Compare your sitelinks to your ad copy. If you haven’t given your ads a thorough evaluation lately, now is the time to do it. Google says that as long as the sitelinks in a campaign relate to ads within your account, they will be eligible to show the Enhanced Sitelinks. Matching your sitelinks with ads in your account will be easier than having to match them with ads within that specific campaign (thanks, Google!), so carefully compare each of your sitelinks’ text with your account ads to determine if new ads should be created. Here is a Google example of a closely related traditional sitelink and ad that would be eligible to trigger an enhanced sitelink. It uses the sitelink text “Order Online Now” paired up with an ad which has “Order Online” in the headline and details of what you can order in the description lines.

Sample AdWords Ad 2

The Enhanced Sitelink would use the original sitelink text as the headline link, and show the description lines from the relevant ad below it.

Sample AdWords Ad 3

Use text in your sitelinks that appears in your ads’ headlines (or vice versa). This builds off of the point made above. When trying to decide if you have ads that are closely enough related to your sitelinks, keep the ad headline in mind! Use key terms in your headline that are included in your sitelink to help steer Google in the right direction, and to give yourself more control over when enhanced sitelinks will show up/what they will look like.
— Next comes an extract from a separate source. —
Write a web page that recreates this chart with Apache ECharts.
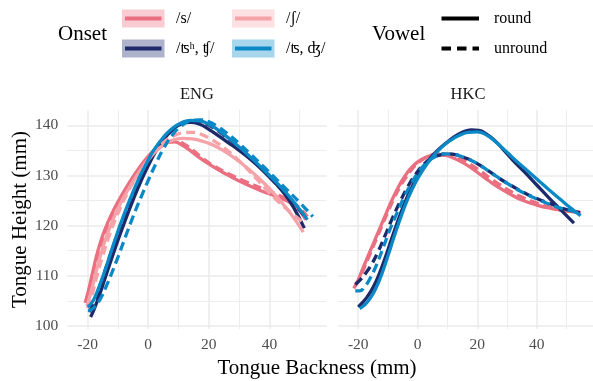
<!DOCTYPE html>
<html><head><meta charset="utf-8">
<script src="https://cdn.jsdelivr.net/npm/echarts@6/dist/echarts.min.js"></script>
<style>html,body{margin:0;padding:0;background:#fff}#c{width:593px;height:381px}</style>
</head><body><div id="c"></div>
<script>
// ---- labels & ticks ----
const panels = ['ENG', 'HKC'];
const onsets = ['/s/', '/ʦʰ, ʧ/', '/ʃ/', '/ʦ, ʤ/'];
const vowels = ['round', 'unround'];
const xTicks = [-20, 0, 20, 40];
const xMinor = [-10, 10, 30, 50];
const yTicks = [100, 110, 120, 130, 140];
const yMinor = [105, 115, 125, 135];

// ---- ENG curves [backness, height] ----
const ENG_s_round = [[-20.8,104.6],[-19.5,107.6],[-18,111.6],[-16.5,115.2],[-14.5,118.9],[-12,122.4],[-9,125.8],[-6,128.8],[-3,131.5],[0,133.8],[3,135.6],[6,136.6],[8.5,136.7],[11,136.1],[14,134.9],[17,133.5],[20,132.3],[25,130.5],[30,128.9],[37,127.0],[44,125.4],[48.5,123.9],[52,121.2]];
const ENG_s_unround = [[-20.5,105],[-19,108.2],[-17.5,111.8],[-15.5,115.8],[-13.5,119.2],[-11,122.6],[-8,126.1],[-5,129.1],[-2,131.7],[1,134],[4,135.7],[7,136.7],[9.5,136.8],[12,136.2],[15,134.9],[18,133.4],[22,131.8],[27,130.2],[32,128.8],[38,127.3],[44,125.8],[48.5,124.3],[52.5,121.8]];
const ENG_sh_round = [[-20.2,104],[-18.5,107.6],[-17,111.3],[-15,115.6],[-12.5,119.9],[-9.5,124],[-6.5,127.3],[-3.5,130.2],[-0.5,132.7],[2.5,134.8],[5.5,136.3],[8.5,137.1],[11.5,137.4],[14.5,137.3],[17.5,136.9],[20.5,136.3],[23.5,135.4],[26.5,134.3],[29.5,133.0],[32.5,131.6],[35.5,130.0],[38.5,128.3],[41.5,126.4],[44.5,124.3],[47.5,122.0],[51.2,118.7]];
const ENG_sh_unround = [[-20,103.5],[-18.5,106.3],[-17,109.8],[-15,114],[-12.5,118.6],[-9.5,123.1],[-6.5,126.9],[-3.5,130.1],[-0.5,132.8],[2.5,135],[5.5,136.8],[8.5,137.9],[11.5,138.5],[14.5,138.6],[17.5,138.2],[20.5,137.3],[23.5,136.2],[26.5,134.8],[29.5,133.2],[32.5,131.4],[35.5,129.5],[38.5,127.5],[41.5,125.6],[44.5,123.9],[47.5,122.4],[52,120.2]];
const ENG_tsh_round = [[-19,101.8],[-17.8,103.4],[-16.2,106],[-14.3,109.4],[-12.2,113.2],[-9.8,117.4],[-7.3,121.5],[-4.8,125.4],[-2.3,129],[0.2,132.2],[2.7,135],[5.3,137.3],[8,139.1],[11,140.3],[14,140.6],[17,140.2],[20,139.2],[23,138],[26,136.7],[30,135],[34,133.1],[38,130.9],[42,128.4],[45,126.3],[48,123.6],[51.5,119.5]];
const ENG_tsh_unround = [[-19.5,102.8],[-18,104.7],[-16,107.9],[-14,111.5],[-11.5,116],[-9,120.2],[-6.5,124.2],[-4,127.8],[-1.5,131],[1,133.8],[4,136.6],[7,138.6],[10,140],[13,140.7],[16,140.8],[19,140.3],[22,139.3],[25,138],[29,136.1],[33,134],[37,131.7],[41,129.2],[45,126.6],[49,123.8],[52.5,121.2]];
const ENG_ts_round = [[-20,103.8],[-18.5,104.7],[-17,106.6],[-15,109.8],[-13,113.4],[-10.5,118],[-8,122.2],[-5.5,126],[-3,129.5],[-0.5,132.5],[2,135.2],[5,137.6],[8,139.4],[11,140.5],[14,141],[17,140.9],[20,140.2],[23,139.1],[26,137.7],[30,135.7],[34,133.5],[38,131.2],[42,128.8],[46,126.2],[50,123.2],[52.5,121.2]];
const ENG_ts_unround = [[-19.8,103],[-18,103.6],[-16,105.2],[-14,107.7],[-12,110.6],[-10,113.7],[-7.5,117.8],[-5,121.8],[-2.5,125.5],[0,129],[2.5,132.3],[5,135.3],[8,138.1],[11,139.9],[14,140.9],[17,141.1],[20,140.7],[23,139.7],[26,138.4],[30,136.4],[34,134.1],[38,131.8],[42,129.4],[46,127],[50,124.6],[54.3,121.8]];

// ---- HKC curves [backness, height] ----
const HKC_s_round = [[-21.5,107.5],[-20,109.2],[-18.5,111.4],[-16.5,114.2],[-14.5,117],[-12.5,119.8],[-10.5,122.6],[-8.5,125.3],[-6.5,127.7],[-4.5,129.7],[-2.5,131.3],[0,132.7],[3,133.7],[6,134.1],[9,134],[12,133.5],[15,132.6],[18,131.5],[21,130.2],[24,128.9],[27,127.7],[31,126.3],[35,125.1],[40,124.1],[45,123.4],[50,122.9],[54.8,122.6]];
const HKC_s_unround = [[-21,108],[-19.5,109.6],[-18,111.6],[-16,114.4],[-14,117.2],[-12,120],[-10,122.8],[-8,125.4],[-6,127.7],[-4,129.6],[-2,131.2],[0.5,132.7],[3.5,133.8],[6.5,134.3],[9.5,134.3],[12.5,133.8],[15.5,133],[18.5,131.9],[21.5,130.7],[24.5,129.4],[27.5,128.2],[31,126.9],[35,125.7],[40,124.5],[45,123.6],[50,123],[54.5,122.7]];
const HKC_tsh_round = [[-20,103.8],[-19,104.4],[-17,105.8],[-15,107.7],[-13,110.3],[-11,113.5],[-9,117],[-7,120.4],[-5,123.6],[-3,126.4],[-1,128.8],[1.5,131.3],[4,133.3],[6.5,134.9],[9,136.2],[12,137.6],[15,138.6],[18,139.1],[20.5,139],[23,138.3],[26,136.9],[29,135],[32,133],[36,130.6],[40,128.1],[44,125.6],[48,123.2],[52.5,120.5]];
const HKC_tsh_unround = [[-21,108.3],[-19.5,109.1],[-17.5,110.5],[-15.5,112.3],[-13.5,114.6],[-11,118],[-8.5,121.5],[-6,124.7],[-3.5,127.6],[-1,130],[1.5,131.9],[4,133.2],[7,134],[10,134.3],[13,134.1],[16,133.5],[19,132.7],[22,131.6],[25,130.4],[28,129.2],[32,127.8],[36,126.5],[40,125.4],[44,124.5],[48,123.6],[52,122.9],[54.5,122.6]];
const HKC_ts_round = [[-19.5,103.5],[-18,104.1],[-16,105.5],[-14,107.6],[-12,110.5],[-10,114],[-8,117.7],[-6,121.2],[-4,124.4],[-2,127.1],[0,129.4],[2.5,131.8],[5,133.7],[8,135.6],[11,137],[14,138],[17,138.6],[20,138.7],[23,138.1],[26,136.8],[29,135.2],[32,133.5],[36,131.4],[40,129.3],[44,127.2],[48,125.2],[51,123.7],[54.7,122]];
const HKC_ts_unround = [[-21,107],[-19.5,107],[-18,107.7],[-16,109.5],[-14,112],[-12,115],[-9.5,119],[-7,122.5],[-4.5,125.8],[-2,128.6],[0.5,130.9],[3,132.6],[6,133.8],[9,134.3],[12,134.2],[15,133.7],[18,133],[21,132],[24,130.8],[27,129.6],[31,128.1],[35,126.7],[40,125.3],[44,124.3],[48,123.5],[52,122.9],[55,122.4]];

// panel -> onset -> [round, unround]
const curves = {
  ENG: [[ENG_s_round, ENG_s_unround], [ENG_tsh_round, ENG_tsh_unround], [ENG_sh_round, ENG_sh_unround], [ENG_ts_round, ENG_ts_unround]],
  HKC: [[HKC_s_round, HKC_s_unround], [HKC_tsh_round, HKC_tsh_unround], null, [HKC_ts_round, HKC_ts_unround]]
};

// ---- style ----
const colors = ['#EA6F80', '#1C2A6B', '#F5A2A8', '#0A89C6'];
const fills = ['#F8CCD2', '#AEB3CB', '#FCE0E2', '#A8D6EC'];
const SERIF = "'Liberation Serif','DejaVu Serif',serif";
const GRID = '#EBEBEB';

const gridLines = {
  silent: true, z: 0, symbol: ['none', 'none'], animation: false,
  label: { show: false }, emphasis: { disabled: true },
  data: [].concat(
    xTicks.map(v => ({ xAxis: v, lineStyle: { color: GRID, width: 1.5, type: 'solid' } })),
    xMinor.map(v => ({ xAxis: v, lineStyle: { color: GRID, width: 0.9, type: 'solid' } })),
    yTicks.map(v => ({ yAxis: v, lineStyle: { color: GRID, width: 1.5, type: 'solid' } })),
    yMinor.map(v => ({ yAxis: v, lineStyle: { color: GRID, width: 0.9, type: 'solid' } }))
  )
};

const series = [];
panels.forEach((p, pi) => {
  let first = true;
  curves[p].forEach((pair, oi) => {
    if (!pair) return;
    pair.forEach((d, vi) => {
      const s = {
        type: 'line', name: onsets[oi] + ' ' + vowels[vi],
        xAxisIndex: pi, yAxisIndex: pi, data: d,
        smooth: 0.5, showSymbol: false, symbol: 'none',
        silent: true, animation: false, z: 2,
        lineStyle: { color: colors[oi], width: 3.3, type: vi === 0 ? 'solid' : [9, 5], cap: 'butt', join: 'round' }
      };
      if (first) { s.markLine = gridLines; first = false; }
      series.push(s);
    });
  });
});

const axisX = (i) => ({
  type: 'value', gridIndex: i, min: -26.7, max: 58.9,
  splitLine: { show: false }, axisLine: { show: false }, axisTick: { show: false },
  axisLabel: { customValues: xTicks, color: '#4D4D4D', fontSize: 15.5, fontFamily: SERIF, margin: 8 }
});
const axisY = (i) => ({
  type: 'value', gridIndex: i, min: 99.4, max: 143.05,
  splitLine: { show: false }, axisLine: { show: false }, axisTick: { show: false },
  axisLabel: { show: i === 0, customValues: yTicks, color: '#4D4D4D', fontSize: 15.5, fontFamily: SERIF, margin: 9 }
});

const txt = (text, x, y, size, extra) => Object.assign({
  type: 'text', x: x, y: y, silent: true,
  style: { text: text, fontSize: size, fontFamily: SERIF, fill: '#000', align: 'left', verticalAlign: 'middle' }
}, extra || {});

const graphic = [];
// strip labels
graphic.push(txt('ENG', 197, 95, 16.5, { style: { text: 'ENG', fontSize: 16.5, fontFamily: SERIF, fill: '#1A1A1A', align: 'center', verticalAlign: 'middle' } }));
graphic.push(txt('HKC', 468, 95, 16.5, { style: { text: 'HKC', fontSize: 16.5, fontFamily: SERIF, fill: '#1A1A1A', align: 'center', verticalAlign: 'middle' } }));
// axis titles
graphic.push(txt('Tongue Backness (mm)', 317, 368, 21, { style: { text: 'Tongue Backness (mm)', fontSize: 21, fontFamily: SERIF, fill: '#000', align: 'center', verticalAlign: 'middle' } }));
graphic.push(txt('Tongue Height (mm)', 20, 219.5, 21, { rotation: Math.PI / 2, style: { text: 'Tongue Height (mm)', fontSize: 21, fontFamily: SERIF, fill: '#000', align: 'center', verticalAlign: 'middle' } }));
// legend: Onset
graphic.push(txt('Onset', 58, 34, 21));
const rowY = [18.5, 48.5];
const colX = [122, 232];
const legPos = [[0, 0], [1, 0], [0, 1], [1, 1]]; // [row, col] for onset order
onsets.forEach((o, i) => {
  const r = legPos[i][0], c = legPos[i][1];
  const x0 = colX[c], yc = rowY[r];
  graphic.push({ type: 'rect', silent: true, shape: { x: x0, y: yc - 9, width: 42.5, height: 18 }, style: { fill: fills[i] } });
  graphic.push({ type: 'line', silent: true, shape: { x1: x0 + 3, y1: yc, x2: x0 + 39.5, y2: yc }, style: { stroke: colors[i], lineWidth: 4 } });
  graphic.push(txt(o, x0 + 54, yc, 16));
});
// legend: Vowel
graphic.push(txt('Vowel', 372, 34, 21));
graphic.push({ type: 'line', silent: true, shape: { x1: 441.5, y1: rowY[0], x2: 479, y2: rowY[0] }, style: { stroke: '#000', lineWidth: 4 } });
graphic.push({ type: 'line', silent: true, shape: { x1: 441.5, y1: rowY[1], x2: 479, y2: rowY[1] }, style: { stroke: '#000', lineWidth: 4, lineDash: [9.5, 6] } });
graphic.push(txt(vowels[0], 494, rowY[0], 16));
graphic.push(txt(vowels[1], 494, rowY[1], 16));

const chart = echarts.init(document.getElementById('c'), null, { renderer: 'canvas' });
chart.setOption({
  animation: false,
  backgroundColor: '#fff',
  grid: [
    { left: 67.3, top: 110, width: 259.4, height: 219 },
    { left: 338.3, top: 110, width: 259.4, height: 219 }
  ],
  xAxis: [axisX(0), axisX(1)],
  yAxis: [axisY(0), axisY(1)],
  series: series,
  graphic: graphic
});
</script></body></html>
Who Should Use Enhanced Sitelinks

Everyone should be updating their ads and sitelinks to become eligible for Enhanced sitelinks. After all, we know from Google that even the use of traditional sitelinks provides an average 30% increase in ad clickthrough rates, and the hope is that the increase from Enhanced Sitelinks will be even better! These new Enhanced Sitelinks can be especially beneficial to advertisers experiencing low average positions throughout their account, such as nonprofits using Google Grants. Because advertisers using Google Grants often see low average positions (due to Max CPC constraints), these new sitelinks provide them with the opportunity to use keywords/campaigns that do have strong positions to trigger enhanced sitelinks – which is practically like displaying additional ads! By ensuring keywords with strong average position are in a campaign with sitelink text that relates to other ad copy throughout the account, this gives advertisers the opportunity to show certain messaging at the top of the page that might not have a chance to show in an ad on its own, or at least not in a good position.

It looks like enhanced sitelinks could be a win-win for Google and advertisers, in all types of industries. I’m excited to see these new sitelinks in action and continue measuring the sitelink results. Do you have any experience with Google’s new Enhanced Sitelinks? Please share! We’d love to hear your opinions!